### DATASET:
** start **

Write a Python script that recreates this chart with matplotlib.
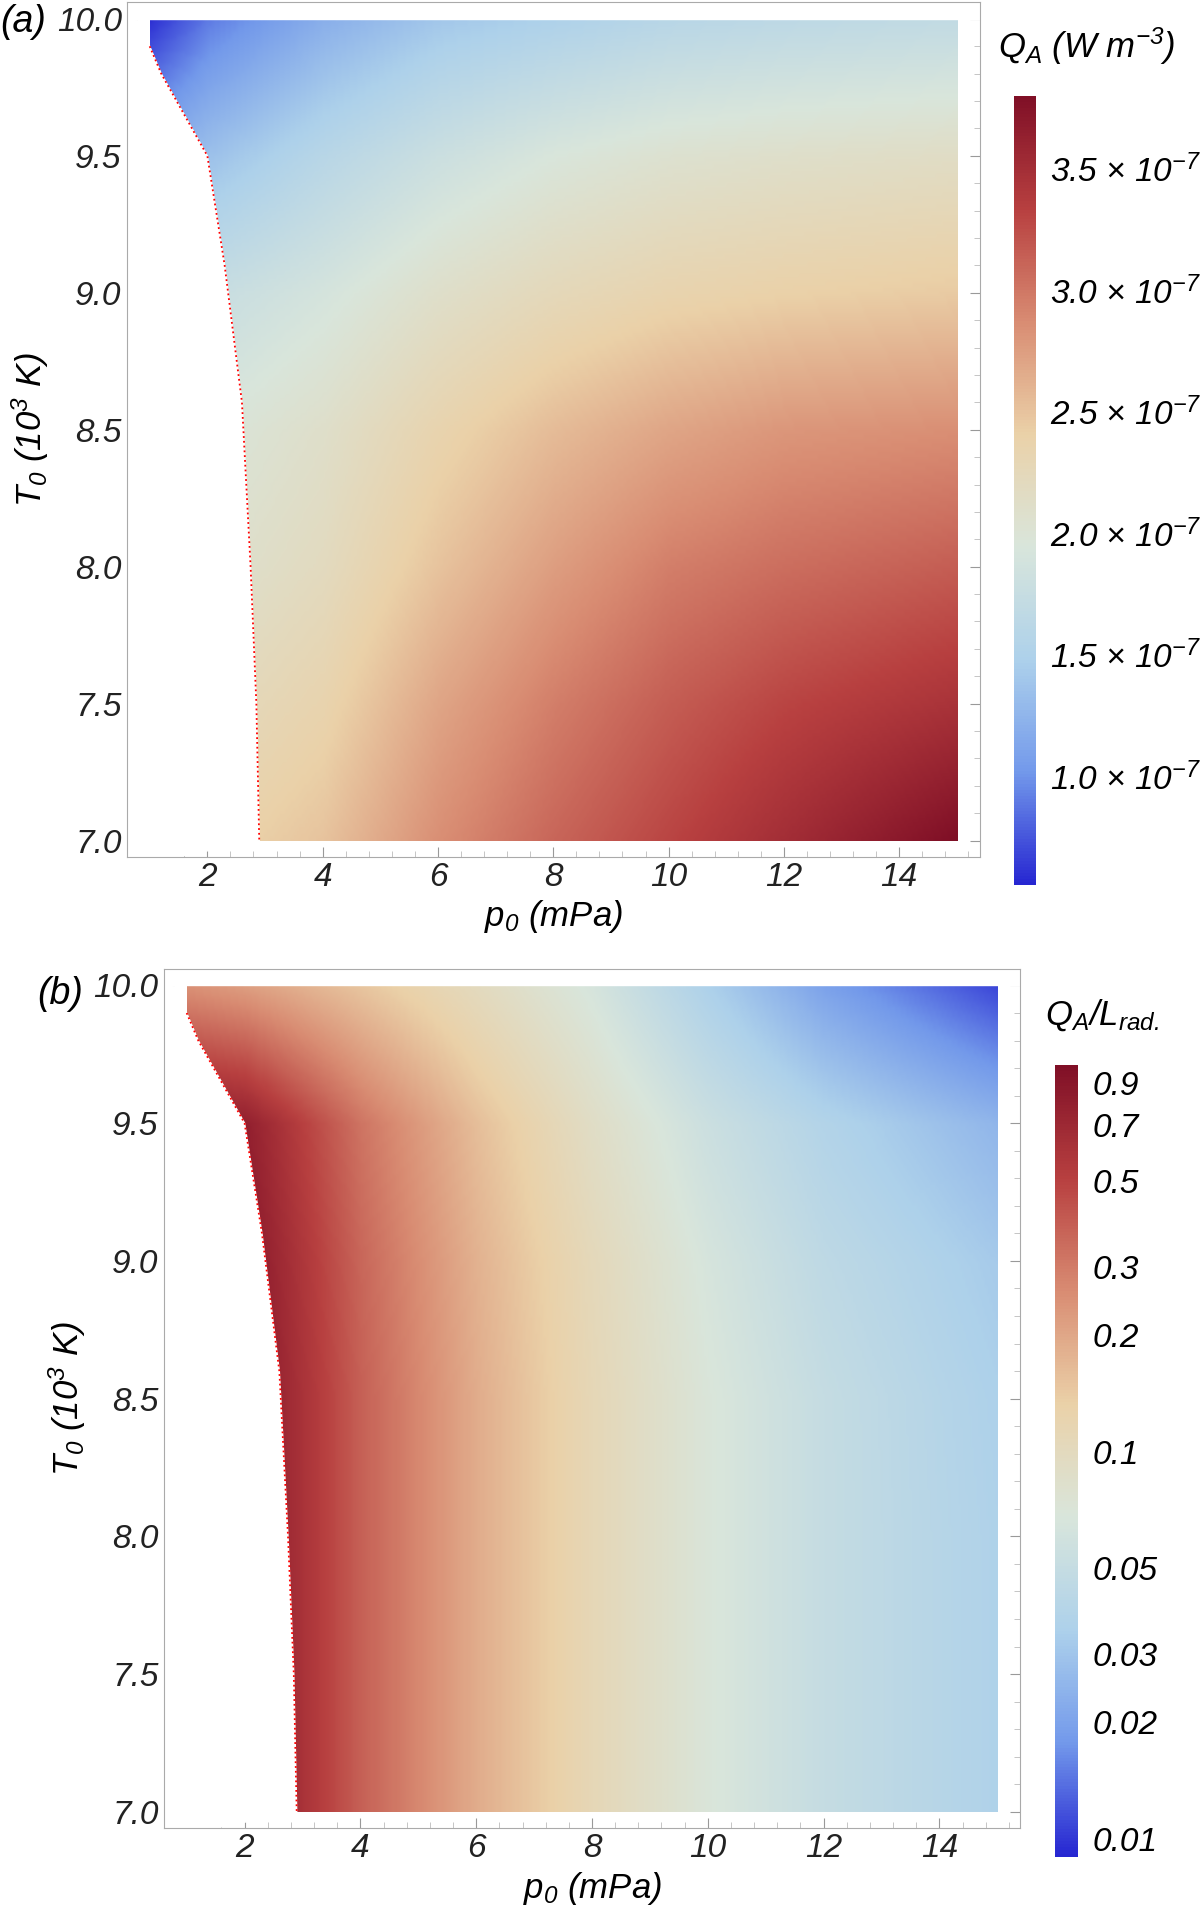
import numpy as np
import matplotlib.pyplot as plt
from matplotlib.colors import LinearSegmentedColormap, LogNorm, Normalize
from matplotlib.ticker import AutoMinorLocator, FixedLocator, NullLocator

plt.rcParams['font.family'] = 'Liberation Sans'
plt.rcParams['font.style'] = 'italic'
plt.rcParams['mathtext.fontset'] = 'custom'
plt.rcParams['mathtext.it'] = 'Liberation Sans:italic'
plt.rcParams['mathtext.rm'] = 'Liberation Sans:italic'
plt.rcParams['mathtext.default'] = 'it'

# grid nodes
p_nodes = [1, 2, 4, 6, 8, 10, 12, 15]
T_nodes = [7.0, 7.5, 8.0, 8.5, 9.0, 9.5, 10.0]

# Q_A in 1e-7 W m^-3 (rows: T_nodes, cols: p_nodes)
qa_vals = [
    [2.3, 2.35, 2.5, 2.85, 3.1, 3.3, 3.5, 3.8],
    [2.15, 2.2, 2.35, 2.7, 2.95, 3.15, 3.3, 3.45],
    [2.0, 2.05, 2.2, 2.5, 2.75, 2.95, 3.05, 3.15],
    [1.9, 1.95, 2.1, 2.35, 2.55, 2.7, 2.8, 2.85],
    [1.65, 1.75, 1.9, 2.1, 2.25, 2.35, 2.4, 2.45],
    [1.2, 1.35, 1.6, 1.8, 1.95, 2.05, 2.1, 2.15],
    [0.6, 0.9, 1.2, 1.4, 1.5, 1.6, 1.65, 1.7],
]

# Q_A / L_rad
ratio_vals = [
    [0.95, 0.95, 0.38, 0.19, 0.11, 0.07, 0.05, 0.036],
    [0.95, 0.95, 0.38, 0.19, 0.11, 0.07, 0.05, 0.036],
    [0.95, 0.95, 0.38, 0.19, 0.11, 0.07, 0.05, 0.036],
    [0.95, 0.95, 0.38, 0.19, 0.11, 0.07, 0.05, 0.035],
    [0.95, 0.9, 0.36, 0.18, 0.105, 0.065, 0.045, 0.032],
    [0.9, 0.8, 0.32, 0.16, 0.09, 0.055, 0.038, 0.025],
    [0.25, 0.22, 0.15, 0.1, 0.065, 0.035, 0.02, 0.011],
]

# left edge of the valid region
edge_p = [1.0, 1.2, 1.6, 2.0, 2.3, 2.6, 2.75, 2.85, 2.9]
edge_T = [9.9, 9.8, 9.65, 9.5, 9.1, 8.6, 8.0, 7.5, 7.0]

cmap = LinearSegmentedColormap.from_list('temp', [
    (0.15, 0.15, 0.82), (0.45, 0.6, 0.92), (0.68, 0.82, 0.92),
    (0.85, 0.9, 0.86), (0.92, 0.82, 0.66), (0.85, 0.55, 0.45),
    (0.72, 0.25, 0.25), (0.5, 0.06, 0.15)])

W, H = 976, 1568
fig = plt.figure(figsize=(12, 19.28), dpi=100)


def rect(l, t, r, b):
    return [l / W, 1 - b / H, (r - l) / W, (b - t) / H]


def fine_grid(vals, log=False):
    # piecewise linear resampling of the read nodes onto the plotting grid
    pf = np.linspace(1, 15, 300)
    Tf = np.linspace(7, 10, 200)
    v = np.array(vals, float)
    if log:
        v = np.log10(v)
    rows = np.array([np.interp(pf, p_nodes, r) for r in v])
    out = np.array([np.interp(Tf, T_nodes, rows[:, j]) for j in range(len(pf))]).T
    return 10 ** out if log else out


def panel(ax, vals, norm, log, label, lx, ly):
    data = fine_grid(vals, log)
    im = ax.imshow(data, origin='lower', extent=[1, 15, 7, 10], aspect='auto',
                   cmap=cmap, norm=norm, interpolation='bilinear')
    poly_p = [0.5] + edge_p + [0.5]
    poly_T = [10.1] + edge_T + [6.9]
    ax.fill(poly_p + [0.5], poly_T + [10.1], color='white', zorder=2)
    ax.fill_between([0.5, 15.5], 10.0, 10.2, color='white', zorder=2)
    ax.plot(edge_p, edge_T, color='red', ls=':', lw=1.3, zorder=3)
    ax.set_xlim(0.6, 15.4)
    ax.set_ylim(6.94, 10.06)
    ax.set_xticks([2, 4, 6, 8, 10, 12, 14])
    ax.set_yticks([7.0, 7.5, 8.0, 8.5, 9.0, 9.5, 10.0])
    ax.set_yticklabels(['7.0', '7.5', '8.0', '8.5', '9.0', '9.5', '10.0'])
    ax.xaxis.set_minor_locator(AutoMinorLocator(5))
    ax.yaxis.set_minor_locator(AutoMinorLocator(5))
    ax.tick_params(which='both', direction='in', top=True, right=True, labelsize=24, colors='#222222')
    ax.tick_params(which='major', length=7, color='#999999')
    ax.tick_params(which='minor', length=4, color='#bbbbbb')
    for s in ax.spines.values():
        s.set_color('#aaaaaa')
    ax.set_xlabel(r'$p_0$ (mPa)', fontsize=25)
    ax.set_ylabel(r'$T_0$ ($10^3$ K)', fontsize=25)
    fig.text(lx / W, 1 - ly / H, label, fontsize=27, va='center', ha='left')
    return im


ax1 = fig.add_axes(rect(103, 2, 797, 697))
im1 = panel(ax1, qa_vals, Normalize(0.55, 3.8), False, '(a)', 0, 18)
cax1 = fig.add_axes(rect(825, 78, 843, 720))
cb1 = fig.colorbar(im1, cax=cax1)
cb1.set_ticks([1.0, 1.5, 2.0, 2.5, 3.0, 3.5])
cb1.set_ticklabels([r'%.1f $\times$ 10$^{-7}$' % v for v in [1.0, 1.5, 2.0, 2.5, 3.0, 3.5]])
cb1.ax.tick_params(labelsize=24, length=0, pad=10)
cb1.outline.set_visible(False)
fig.text(812 / W, 1 - 38 / H, r'$Q_A$ (W m$^{-3}$)', fontsize=25, va='center')

ax2 = fig.add_axes(rect(133, 788, 830, 1487))
im2 = panel(ax2, ratio_vals, LogNorm(0.009, 1.0), True, '(b)', 30, 808)
cax2 = fig.add_axes(rect(858, 866, 877, 1510))
cb2 = fig.colorbar(im2, cax=cax2)
cb_ticks = [0.9, 0.7, 0.5, 0.3, 0.2, 0.1, 0.05, 0.03, 0.02, 0.01]
cb2.ax.yaxis.set_major_locator(FixedLocator(cb_ticks))
cb2.ax.yaxis.set_minor_locator(NullLocator())
cb2.ax.set_yticklabels([str(v) for v in cb_ticks])
cb2.ax.tick_params(labelsize=24, length=0, pad=10)
cb2.outline.set_visible(False)
fig.text(850 / W, 1 - 826 / H, r'$Q_A/L_{rad.}$', fontsize=25, va='center')

fig.savefig('out.png', dpi=100)
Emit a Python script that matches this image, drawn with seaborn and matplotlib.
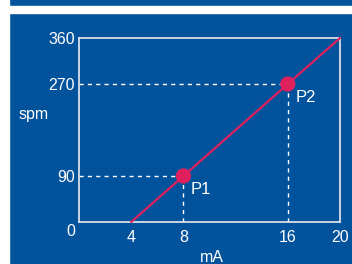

** end **

Identify and extract each line of the listing that contains "matplotlib".

### FULL RESPONSE:
Write a Python script that recreates this chart with matplotlib.
import matplotlib.pyplot as plt
from matplotlib.colors import LinearSegmentedColormap, LogNorm, Normalize
from matplotlib.ticker import AutoMinorLocator, FixedLocator, NullLocator
Emit a Python script that matches this image, drawn with seaborn and matplotlib.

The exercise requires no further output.